An analog example provides operators with sufficient information
and procedures to study producing fields, and increase production
and ultimate recovery by modifying and applying proven methods.
One way to accomplish the goal of disseminating information by
analog is to provide a digital on-line geological and engineering
based, state-of-the-art, petroleum atlas that contains not only
historical data and descriptions, but technologically advanced
syntheses and analyses of "why reservoirs produce"
and "how ultimate production may be increased." This
is a national need. A digital petroleum atlas is an efficient
and effective vehicle to provide access to legacy databases and
innovative knowledge that can be used by the operator.
The traditional role of technical publication is to formalize
and record scientific and technical results in time, and to transfer
technology to potential users (9). The published petroleum atlas
is a time honored approach to illustrating by analog the latest
petroleum exploration and development knowledge and application.
References 1 through # are notable compilations of reservoir,
field and play studies. Similar proprietary compilations are
common at major petroleum companies. The underlying goals of
these petroleum atlases have been to:
- Synthesize information on major reservoirs, fields, plays
and basins;
- Assist in efficient exploration and development by increasing
technical knowledge of trapping, discovery and production of
oil and gas;
- Serve as analogs for reservoirs, fields and plays similar
to those described; and
- Provide an overview and introduction to the various petroleum
basins described.
The traditional published atlas is a time consuming and expensive
process that results in static paper product. Typically, products
and data are limited by space and cost considerations to summary
information at the field or reservoir level. For each play, field
or reservoir only a relatively small number of author-selected
maps, cross-sections, charts and other summary data are included.
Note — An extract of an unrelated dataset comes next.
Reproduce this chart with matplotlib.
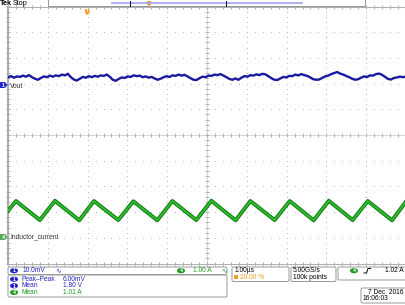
import numpy as np
import matplotlib
matplotlib.use('Agg')
import matplotlib.pyplot as plt
from matplotlib.patches import FancyBboxPatch, Rectangle, Ellipse, Polygon

# ---------------- data ----------------
# Channel 1 (Vout): deviation from channel offset, mV, sampled across the 10 us screen
vout_mv = [3.0, 3.4, 2.8, 3.3, 3.1, 3.6, 3.2, 3.8, 3.0, 2.4, 2.0, 2.7, 3.3, 3.0, 3.6, 3.2,
           3.7, 3.4, 4.0, 3.7, 4.3, 3.0, 2.1, 1.7, 2.4, 3.1, 2.8, 3.4, 3.0, 3.5, 3.2, 3.7,
           3.5, 4.0, 3.2, 2.0, 1.6, 2.3, 2.9, 2.7, 3.3, 3.1, 3.7, 3.4, 3.6, 3.0, 3.3, 2.8,
           3.1, 2.5, 2.0, 2.4, 3.0, 3.4, 3.1, 3.7, 3.5, 4.0, 3.6, 3.9, 3.3, 2.6, 2.0, 1.9,
           2.6, 3.2, 3.0, 3.6, 3.5, 4.0, 3.8, 4.2, 3.6, 3.0, 2.3, 2.0, 2.5, 2.0, 2.8, 3.4,
           3.2, 3.8, 3.6, 4.1, 3.8, 4.3, 4.1, 3.4, 2.6, 2.0, 1.9, 2.5, 3.1, 2.9, 3.5, 3.4,
           4.0, 3.7, 4.2, 3.8, 3.5, 2.9, 2.2, 2.0, 2.1, 2.7, 3.3, 3.6, 4.2, 4.6, 5.0, 4.4,
           4.0, 3.5, 3.0, 2.4, 2.0, 2.2, 2.8, 3.3, 3.1, 3.7, 3.6, 4.2, 4.4, 3.9, 3.1, 2.3,
           2.1, 2.7, 2.9, 3.2, 3.0, 3.3]
# Channel 4 (Inductor_current): vertex times (us) and currents (A)
il_t = [-5.0, -4.80, -4.20, -3.82, -3.21, -2.84, -2.23, -1.85, -1.25, -0.87, -0.27,
        0.11, 0.72, 1.09, 1.70, 2.08, 2.68, 3.06, 3.66, 4.04, 4.65, 5.0]
il_a = [1.02, 1.40, 0.66, 1.41, 0.65, 1.40, 0.66, 1.39, 0.65, 1.40, 0.66,
        1.41, 0.65, 1.40, 0.66, 1.40, 0.65, 1.41, 0.66, 1.40, 0.65, 1.38]

ch1_scale_mv = 10.0
ch4_scale_a = 1.0
ch1_pos_div = 1.95
ch4_pos_div = -3.97

# ---------------- figure ----------------
W, H = 406, 305
fig = plt.figure(figsize=(W / 100, H / 100), dpi=100)
fig.patch.set_facecolor('white')
L, R, T, B = 8, 406, 6.5, 263.5
ax = fig.add_axes([L / W, 1 - B / H, (R - L) / W, (B - T) / H])
ax.set_xlim(-5, 5)
ax.set_ylim(-5, 5)
ax.axis('off')

gcol = '#BCBCBC'
steps = np.arange(-5, 5.001, 0.2)
for k in range(-4, 5):
    if k == 0:
        continue
    ax.plot(np.full_like(steps, k), steps, ls='none', marker='s', ms=0.75, mew=0, color=gcol)
    ax.plot(steps, np.full_like(steps, k), ls='none', marker='s', ms=0.75, mew=0, color=gcol)
# center cross
ax.axhline(0, color='#D8D8D8', lw=0.8)
ax.axvline(0, color='#D8D8D8', lw=0.8)
ax.plot(steps, np.zeros_like(steps), ls='none', marker='|', ms=2.5, mew=0.7, color='#B0B0B0')
ax.plot(np.zeros_like(steps), steps, ls='none', marker='_', ms=2.5, mew=0.7, color='#B0B0B0')
# borders with ticks
ax.plot([-5, -5], [-5, 5], color='#A8A8A8', lw=1.4, clip_on=False)
ax.plot([-5, 5], [5, 5], color='#B0B0B0', lw=0.8, clip_on=False)
ax.plot([-5, 5], [-5, -5], color='#B0B0B0', lw=0.8, clip_on=False)
ax.plot(np.full_like(steps, -5), steps, ls='none', marker='_', ms=3.5, mew=0.7, color='#A8A8A8', clip_on=False)
ax.plot(steps, np.full_like(steps, 5), ls='none', marker='|', ms=3.5, mew=0.7, color='#B0B0B0', clip_on=False)
ax.plot(steps, np.full_like(steps, -5), ls='none', marker='|', ms=3.5, mew=0.7, color='#B0B0B0', clip_on=False)

# traces
t_v = np.linspace(-5, 5, len(vout_mv))
ax.plot(t_v, ch1_pos_div + np.array(vout_mv) / ch1_scale_mv, color='#1A1AA0', lw=1.7,
        solid_joinstyle='miter', zorder=5)
ax.plot(il_t, ch4_pos_div + np.array(il_a) / ch4_scale_a, color='#147A14', lw=2.8, zorder=5)
ax.plot(il_t, ch4_pos_div + np.array(il_a) / ch4_scale_a, color='#2CC02C', lw=1.3, zorder=6)

# ---------------- overlay in pixel coordinates ----------------
ov = fig.add_axes([0, 0, 1, 1])
ov.set_xlim(0, W)
ov.set_ylim(H, 0)
ov.axis('off')
ov.patch.set_alpha(0)
ov.set_zorder(5)

FONT = ['Liberation Sans', 'DejaVu Sans']
FS = 4.8
blue = '#2626C8'
green = '#1E9A1E'
orange = '#F0A020'

def txt(x, y, s, color='black', ha='left', fs=FS, weight='normal'):
    ov.text(x, y, s, color=color, ha=ha, va='center', fontsize=fs, family=FONT, fontweight=weight)

def badge(x, y, s, color):
    ov.add_patch(Ellipse((x, y), 8, 5.2, facecolor=color, edgecolor='none'))
    ov.text(x, y + 0.2, s, color='white', ha='center', va='center', fontsize=3.8, family=FONT, fontweight='bold')

def box(x0, y0, x1, y1):
    ov.add_patch(FancyBboxPatch((x0, y0), x1 - x0, y1 - y0, boxstyle='round,pad=0,rounding_size=1.5',
                                facecolor='white', edgecolor='#9A9A9A', lw=0.7))

# top bar
txt(0, 3.6, 'Tek', fs=5.2, weight='bold')
txt(13, 3.6, 'Stop', fs=5.2)
ov.add_patch(Rectangle((48, -1), 317, 6.7, facecolor='white', edgecolor='#888888', lw=0.6))
ov.plot([112, 302], [3, 3], color='#A0A0F0', lw=1.2)
ov.plot([130, 130], [0.5, 5.7], color='black', lw=0.7)
ov.plot([226, 226], [0.5, 5.7], color='black', lw=0.7)
ov.add_patch(Polygon([[147, 1], [151, 1], [151, 4.5], [149, 6], [147, 4.5]], closed=True,
                     facecolor=orange, edgecolor='none'))
ov.add_patch(Polygon([[85, 9], [89.5, 9], [89.5, 13], [87.2, 15], [85, 13]], closed=True,
                     facecolor=orange, edgecolor='none'))
ov.text(87.2, 11.5, 'T', color='white', ha='center', va='center', fontsize=3, family=FONT, fontweight='bold')

# channel markers
ov.add_patch(Polygon([[0, 82], [5, 82], [7.5, 85], [5, 88], [0, 88]], closed=True, facecolor=blue, edgecolor='none'))
ov.text(3, 85.2, '1', color='white', ha='center', va='center', fontsize=3.8, family=FONT, fontweight='bold')
txt(10, 86, 'Vout', color='#333333')
ov.add_patch(Polygon([[0, 234], [5, 234], [7.5, 237], [5, 240], [0, 240]], closed=True, facecolor='#55AA55', edgecolor='none'))
ov.text(3, 237.2, '4', color='white', ha='center', va='center', fontsize=3.8, family=FONT, fontweight='bold')
txt(10, 237, 'Inductor_current', color='#333333')

# bottom boxes
box(8, 267, 227, 274.5)
badge(14, 270.7, '1', blue)
txt(23, 270.7, '10.0mV', color=blue)
txt(55, 270.7, '\u223f', color=blue)
badge(181, 270.7, '4', green)
txt(193, 270.7, '1.00 A', color=green)
txt(221, 270.7, '\u223f', color=green)

box(8, 275, 227, 297)
rows = [('1', blue, 'Peak\u2013Peak', '6.00mV'), ('1', blue, 'Mean', '1.80 V'), ('4', green, 'Mean', '1.01 A')]
for i, (c, col, name, val) in enumerate(rows):
    yy = 279.2 + i * 6.6
    badge(14, yy, c, col)
    txt(22, yy, name, color=col)
    txt(63, yy, val, color=col)

box(232, 267, 289, 281.5)
txt(235, 270.7, '1.00\u00b5s')
ov.add_patch(Rectangle((234.5, 275.3), 3.6, 3.8, facecolor=orange, edgecolor='none'))
txt(240, 277.3, '20.00 %', color=orange)

box(291, 267, 336, 281.5)
txt(293, 270.7, '5.00GS/s')
txt(293, 277.3, '100k points')

box(338, 267, 407, 280)
badge(354, 270.7, '4', green)
ov.plot([364, 366.5, 368, 370.5], [273, 273, 268.5, 268.5], color='black', lw=0.7)
txt(404, 270.7, '1.02 A', ha='right')

box(361, 288, 407, 303)
txt(404, 292.3, '7 Dec  2016', ha='right')
txt(363, 299, '16:06:03')

fig.savefig('out.png', dpi=100, facecolor='white')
Typically, the paper atlas does not provide access to well and
lease data or to intermediate research products (such as digital
geographic and geologic components of maps, interpreted and uninterpreted
subsurface data, well test analyses, thin section images, and
other traditionally unpublished material). Without access to
the data and intermediate products, modifying and updating a
published field study to fit a user-defined application or new
scientific idea is a difficult and time consuming process.
Today, traditional channels of scientific and technical communication
represented by the petroleum atlas are being challenged by the
shear volume of publication, the increased unit costs, the relatively
decreased resources of academic and industrial library systems,
and the rapidity of technical change (10). In addition, the growth
of networks, storage servers, printers, and software that make
up the Internet are rapidly changing the world from one in which
research organizations, publishers and libraries control the
printing, distribution, and archiving to a world in which individuals
can rapidly and cheaply "publish", provide access and
modify scientific results on-line. These changes offer significant
challenges and opportunities both to public and private sector
participants and to the traditions of technical publication (11).